General information
- Line: Cobram
- Platforms: 1
- Tracks: 2

Other information
- Status: Closed

History
- Opened: 1 October 1888
- Closed: 21 Aug 1993

Services
| Preceding station |  | Disused railways |  | Following station |
| Yarroweyah |  | Cobram line |  | Terminus |
|  | List of closed railway stations in Victoria |  |  |  |

Location

= Cobram railway station =

Former railway station in Victoria, Australia

Cobram railway station is a former railway station in the town of Cobram, Victoria, Australia. Passenger rail services to the station ended when V/Line ceased operating passenger services in 1993, but a number of services continued to use the line until 1999.

The station is located in the centre of Cobram on Punt Road. The station building is now used by an arts group, and the station is served by a V/Line bus route. The tracks remain in place but are overgrown and the grain silos located on the down side of the station are no longer served by rail. The station has a platform and two tracks.

Currently the station is serviced by V/Line buses that run to Shepparton daily and buses that run to Albury and Mildura a few times a week. After closing the train service in 1993 the Cobram community has shown interest in re-opening the train service.

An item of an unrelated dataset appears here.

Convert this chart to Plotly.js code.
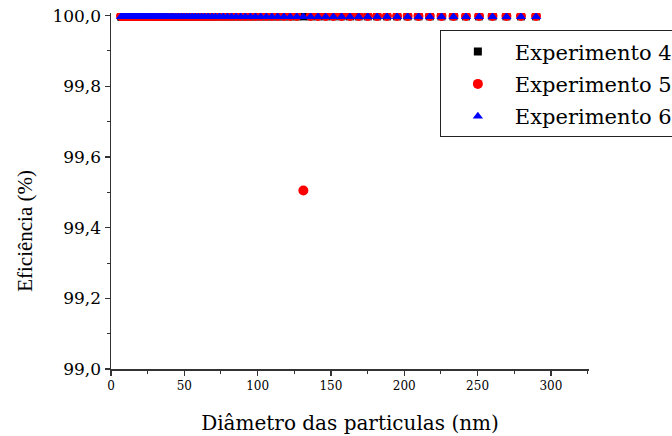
<!DOCTYPE html>
<html>
<head>
<meta charset="utf-8">
<script src="https://cdn.plot.ly/plotly-3.0.1.min.js"></script>
<style>html,body{margin:0;padding:0;background:#fff;}#chart{width:672px;height:436px;}</style>
</head>
<body>
<div id="chart"></div>
<script>
// Diâmetro das partículas (nm)
const diametro = [
  6.88, 7.12, 7.39, 7.65, 7.94, 8.22, 8.53, 8.85, 9.17, 9.51,
  9.85, 10.2, 10.6, 10.9, 11.3, 11.8, 12.2, 12.7, 13.1, 13.6,
  14.1, 14.6, 15.2, 15.7, 16.3, 16.9, 17.5, 18.2, 18.8, 19.5,
  20.2, 21.0, 21.7, 22.5, 23.4, 24.2, 25.1, 26.0, 27.0, 28.0,
  29.0, 30.0, 31.1, 32.3, 33.5, 34.7, 36.0, 37.3, 38.6, 40.1,
  41.5, 43.0, 44.6, 46.3, 48.0, 49.7, 51.5, 53.4, 55.4, 57.4,
  59.5, 61.7, 63.9, 66.3, 68.8, 71.2, 73.9, 76.5, 79.4, 82.2,
  85.3, 88.5, 91.7, 95.1, 98.5, 102.1, 105.9, 109.7, 113.7, 117.9,
  122.2, 126.7, 131.2, 136.1, 141.2, 146.4, 151.7, 157.2, 163.0, 168.9,
  175.1, 181.5, 188.2, 195.1, 202.3, 209.7, 217.4, 225.4, 233.6, 242.1,
  251.0, 260.2, 269.7, 279.6, 289.9
];

// Eficiência (%)
const experimento4 = [
  99.998, 99.998, 99.998, 99.998, 99.998, 99.998, 99.998, 99.998, 99.998, 99.998, 99.998, 99.998, 99.998, 99.998, 99.998,
  99.998, 99.998, 99.998, 99.998, 99.998, 99.998, 99.998, 99.998, 99.998, 99.998, 99.998, 99.998, 99.998, 99.998, 99.998,
  99.998, 99.998, 99.998, 99.998, 99.998, 99.998, 99.998, 99.998, 99.998, 99.998, 99.998, 99.998, 99.998, 99.998, 99.998,
  99.998, 99.998, 99.998, 99.998, 99.998, 99.998, 99.998, 99.998, 99.998, 99.998, 99.998, 99.998, 99.998, 99.998, 99.998,
  99.998, 99.998, 99.998, 99.998, 99.998, 99.998, 99.998, 99.998, 99.998, 99.998, 99.998, 99.998, 99.998, 99.998, 99.998,
  99.998, 99.998, 99.998, 99.998, 99.998, 99.998, 99.998, 99.998, 99.998, 99.998, 99.998, 99.998, 99.998, 99.998, 99.998,
  99.998, 99.998, 99.998, 99.998, 99.998, 99.998, 99.998, 99.998, 99.998, 99.998, 99.998, 99.998, 99.998, 99.998, 99.998
];
const experimento5 = [
  99.999, 99.999, 99.999, 99.999, 99.999, 99.999, 99.999, 99.999, 99.999, 99.999, 99.999, 99.999, 99.999, 99.999, 99.999,
  99.999, 99.999, 99.999, 99.999, 99.999, 99.999, 99.999, 99.999, 99.999, 99.999, 99.999, 99.999, 99.999, 99.999, 99.999,
  99.999, 99.999, 99.999, 99.999, 99.999, 99.999, 99.999, 99.999, 99.999, 99.999, 99.999, 99.999, 99.999, 99.999, 99.999,
  99.999, 99.999, 99.999, 99.999, 99.999, 99.999, 99.999, 99.999, 99.999, 99.999, 99.999, 99.999, 99.999, 99.999, 99.999,
  99.999, 99.999, 99.999, 99.999, 99.999, 99.999, 99.999, 99.999, 99.999, 99.999, 99.999, 99.999, 99.999, 99.999, 99.999,
  99.999, 99.999, 99.999, 99.999, 99.999, 99.999, 99.999, 99.505, 99.999, 99.999, 99.999, 99.999, 99.999, 99.999, 99.999,
  99.999, 99.999, 99.999, 99.999, 99.999, 99.999, 99.999, 99.999, 99.999, 99.999, 99.999, 99.999, 99.999, 99.999, 99.999
];
const experimento6 = [
  99.997, 99.997, 99.997, 99.997, 99.997, 99.997, 99.997, 99.997, 99.997, 99.997, 99.997, 99.997, 99.997, 99.997, 99.997,
  99.997, 99.997, 99.997, 99.997, 99.997, 99.997, 99.997, 99.997, 99.997, 99.997, 99.997, 99.997, 99.997, 99.997, 99.997,
  99.997, 99.997, 99.997, 99.997, 99.997, 99.997, 99.997, 99.997, 99.997, 99.997, 99.997, 99.997, 99.997, 99.997, 99.997,
  99.997, 99.997, 99.997, 99.997, 99.997, 99.997, 99.997, 99.997, 99.997, 99.997, 99.997, 99.997, 99.997, 99.997, 99.997,
  99.997, 99.997, 99.997, 99.997, 99.997, 99.997, 99.997, 99.997, 99.997, 99.997, 99.997, 99.997, 99.997, 99.997, 99.997,
  99.997, 99.997, 99.997, 99.997, 99.997, 99.997, 99.997, 99.997, 99.997, 99.997, 99.997, 99.997, 99.997, 99.997, 99.997,
  99.997, 99.997, 99.997, 99.997, 99.997, 99.997, 99.997, 99.997, 99.997, 99.997, 99.997, 99.997, 99.997, 99.997, 99.997
];

const seriesNames = ['Experimento 4', 'Experimento 5', 'Experimento 6'];
const xTicks = [0, 50, 100, 150, 200, 250, 300];
const yTicks = [99.0, 99.2, 99.4, 99.6, 99.8, 100.0];

const serif = 'DejaVu Serif, serif';

const traces = [
  {x: diametro, y: experimento4, name: seriesNames[0], legendgroup: 'a', type: 'scatter', mode: 'markers',
   marker: {symbol: 'square', size: 8, color: '#000000'}},
  {x: diametro, y: experimento5, name: seriesNames[1], legendgroup: 'b', type: 'scatter', mode: 'markers',
   marker: {symbol: 'circle', size: 10, color: '#ff0000'}},
  {x: diametro, y: experimento6, name: seriesNames[2], legendgroup: 'c', type: 'scatter', mode: 'markers',
   marker: {symbol: 'triangle-up', size: 9, color: '#0000ff'}}
];

const layout = {
  width: 672, height: 436,
  margin: {l: 111, r: 83, t: 13, b: 67, autoexpand: false},
  paper_bgcolor: '#ffffff', plot_bgcolor: '#ffffff',
  separators: ',.',
  showlegend: true,
  legend: {
    x: 0.688, y: 0.951, xanchor: 'left', yanchor: 'top',
    bgcolor: '#ffffff', bordercolor: '#222222', borderwidth: 1,
    font: {family: serif, size: 21, color: '#000'},
    traceorder: 'grouped', tracegroupgap: 2, itemwidth: 64
  },
  xaxis: {
    range: [0, 326], tickvals: xTicks, ticktext: xTicks.map(String),
    ticks: 'outside', ticklen: 5, tickwidth: 1.3, tickcolor: '#333',
    showline: true, linecolor: '#333', linewidth: 1.5,
    showgrid: false, zeroline: false,
    minor: {dtick: 25, tick0: 0, ticks: 'outside', ticklen: 3, tickwidth: 1, tickcolor: '#333', showgrid: false},
    tickfont: {family: serif, size: 12, color: '#000'},
    title: {text: 'Diâmetro das particulas (nm)', font: {family: serif, size: 20, color: '#000'}, standoff: 24}
  },
  yaxis: {
    range: [99, 100.0075], tickvals: yTicks, tickformat: '.1f',
    ticks: 'outside', ticklen: 5, tickwidth: 1.3, tickcolor: '#333',
    showline: true, linecolor: '#333', linewidth: 1.5,
    showgrid: false, zeroline: false,
    minor: {dtick: 0.1, tick0: 99, ticks: 'outside', ticklen: 3, tickwidth: 1, tickcolor: '#333', showgrid: false},
    tickfont: {family: serif, size: 17, color: '#000'}
  },
  annotations: [{
    text: 'Eficiência (%)', textangle: -90, showarrow: false,
    xref: 'paper', yref: 'paper', x: -0.18, y: 0.388, xanchor: 'center', yanchor: 'middle',
    font: {family: 'Liberation Serif, serif', size: 21, color: '#000'}
  }]
};

Plotly.newPlot('chart', traces, layout, {displayModeBar: false, staticPlot: true});
</script>
</body>
</html>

==Cut from main Shepparton Line==

With the line presently physically disconnected from the main Shepparton Line just beyond the former Strathmerton Station, several km north of Shepparton itself, the re-establishment of a passenger and freight service will only be realised upon physical reconnection of the line to the Shepparton Line. With the entirety of the Cobram Line in place, the re-connection and re-establishment of points and appropriate junction signalling, repair to crossings, lights, bells and station platforms will allow the resumption of services.